Most of you may ether love it or hate it, but its probably one of the most favorite Star Trek films in the franchise, so with this multi purpose thread, for the reason it only covers several chapters in the film, and with the images describing the scene as well.
Most of you have slight difficulties in setting-up your home cinemas today with, levels set way to high for the centre channel, that is the mid range and highs, where timber matching, or any panned sound from left to centre will be way-out, most of you only sue the basic pink noise on the AVR, well that's only good for really checking wither the sound system is performing correctly, and running for a few seconds each day when turning on the AVR is a good move, as most cinema projectionists run a pink noise check to see if all is well, as problems can easily crop up at any time.
Setting it with wideband pink noise and a few other test discs, along with multiple EQ's for the fronts surrounds and the baby boom channel as well, getting it done basically will get it close, and only close it will be.
So with some AVR coming with a bass and treble for each of the fronts and surrounds, or a very basic EQ, with only 7 bands will help.
Now chapter 8 of Star Trek II, with the U.S.S. Enterprise, coming under attack by the U.S.S. Reliant, as phaser fire comes overhead with a frequency response around 4KHz and listening at level of 0db on the Kenwood KRF-X9050D THX Select, but please note I'm note using the internal amplification on the Kenwood, but rather routing the pre-outputs from the Kenwood to additional amplification, with active X-over and multiples of EQ's.
With phaser firing at 4KHz, and SPL db level of 73dbA weighting, that's with the THX turned off, which is a bit bright sounding, with THX turned on, SPL db level comes in at 70dbA, this also helps to tame the three-screen channels as well, now thou each speakers placement is different and therefore quite a bit of adjustment needs to be done.
Now setting the fronts to a low level to match the performance from the film as it needs to be tailor fitted to suit the room, or rather the differences in the loudspeakers, some may have different passive X-over networks, sensitivity or general characteristics, in the way it sounds, signature each one will have a different signature, and its getting this down right.
So just simply reduce the level of the fronts, and if you can't turn the split-surrounds off, at will, then disconnect them from the AVR, and then monitor the fronts with the use of the SPL db meter, and set its weighting to "A" not "C" as we what to see the range from 500Hz to 16KHz, like I said the phaser firing from the U.S.S. Reliant is around 4KHz.

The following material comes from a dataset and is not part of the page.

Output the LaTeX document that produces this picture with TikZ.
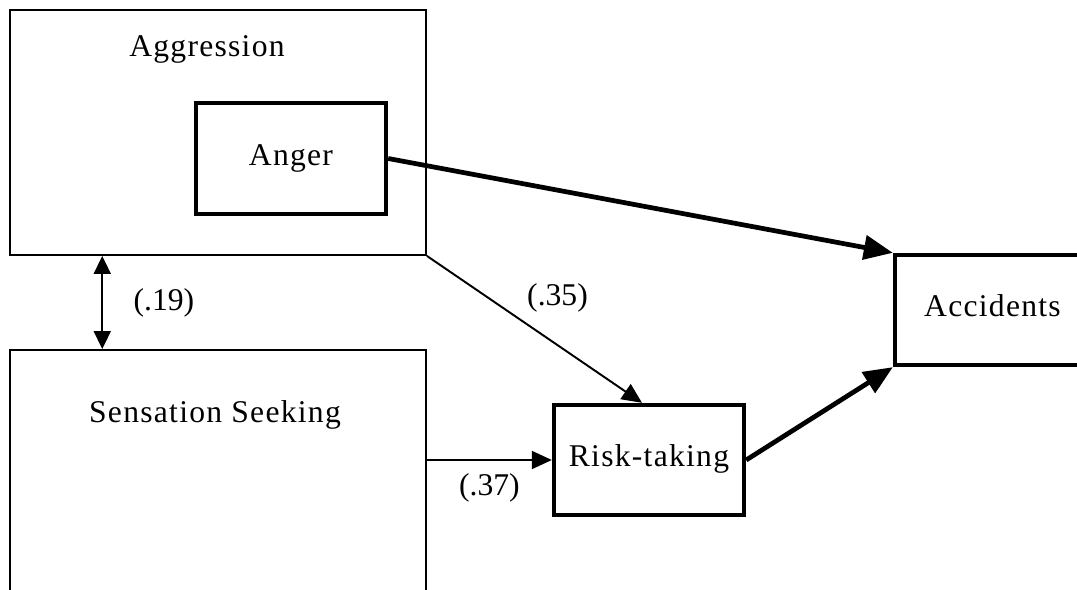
\documentclass[tikz,border=0pt]{standalone}
\usepackage{fontspec}
\setmainfont[LetterSpace=4]{Liberation Serif}
\newfontfamily\coefffont{Liberation Serif}
\usetikzlibrary{calc, positioning, arrows.meta}

\tikzset{
  thinbox/.style={draw, line width=1.1pt, inner sep=0pt},
  thickbox/.style={draw, line width=2.5pt, inner sep=0pt},
  thinarrow/.style={line width=1.1pt, -{Triangle[length=0.4cm, width=0.36cm]}},
  thickarrow/.style={line width=2.7pt, -{Triangle[length=0.58cm, width=0.48cm]}},
  coeff/.style={font=\coefffont\fontsize{18}{20}\selectfont}
}

\begin{document}
\begin{tikzpicture}[x=0.02cm, y=-0.02cm, font=\fontsize{18}{20}\selectfont]
\useasboundingbox (0,0) rectangle (1077,590);
\clip (0,0) rectangle (1077,590);
% Outer boxes on the left
\node[thinbox, minimum width=8.32cm, minimum height=4.9cm] (agg) at (218,132.5) {};
\node[thinbox, minimum width=8.32cm, minimum height=5.4cm] (sens) at (218,485) {};
\node (aggtext) at (207,49) {Aggression};
\node (senstext) at (215,415) {Sensation Seeking};
% Inner and right boxes
\node[thickbox, minimum width=3.8cm, minimum height=2.22cm] (anger) at (291,158.5) {\raisebox{-2pt}{Anger}};
\node[thickbox, minimum width=3.8cm, minimum height=2.2cm] (risk) at (649,460) {\raisebox{5pt}{Risk-taking}};
\node[thickbox, minimum width=3.9cm, minimum height=2.2cm] (acc) at (992.5,310) {\raisebox{5pt}{Accidents}};
% Correlation between the two traits
\coordinate (corrtop) at ($(agg.south west)!0.223!(agg.south east)$);
\draw[line width=1.1pt, {Triangle[length=0.36cm, width=0.34cm]}-{Triangle[length=0.36cm, width=0.34cm]}]
  (corrtop) -- node[coeff, right, xshift=14pt] {(.19)} (corrtop |- sens.north);
% Paths to risk-taking
\draw[thinarrow] (agg.south east) -- node[coeff, above right, xshift=-8pt, yshift=6pt] {(.35)} ($(risk.north)+(-7,0)$);
\draw[thinarrow] (risk.west -| sens.east) -- node[coeff, below, yshift=-4pt] {(.37)} (risk.west);
% Paths to accidents
\draw[thickarrow] (anger.east) -- (acc.north west);
\draw[thickarrow] (risk.east) -- (acc.south west);
\end{tikzpicture}
\end{document}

The level of it on the fronts is much higher than the surrounds, now quite some years back now, I saw all five Star Trek films as a one off event at the Empire Leicester Square London, with most of the films presented in 70mm six-track Dolby Stereo A and SR types, via the Lucasfilm THX sound system, which really did showcase these films at a higher order, and when that phaser attack moment came, WOW it literally went right over my head, as I looked towards the left side of the cinema, my placement in the Empire was center and on the centre line as well.
With low end kicking like nothing I have felt before, and after seeing and hearing these films in regular Dolby Stereo A type, in a sub standard cinema, the THX sound system delivered Star Trek II with startling realism, as if the whole cinema was pitching rolling and yawing with the onscreen action.
So the results in my home cinema come, close, well with a sub bass that's designed and made for professional cinema installations, it certainly fits in well in the home cinema, the only thing hold everything else back is huge PA cinema loudspeakers, but smaller bookshelf types like the JBL control 5's will have to suffice, otherwise I wont have room to swing a cat.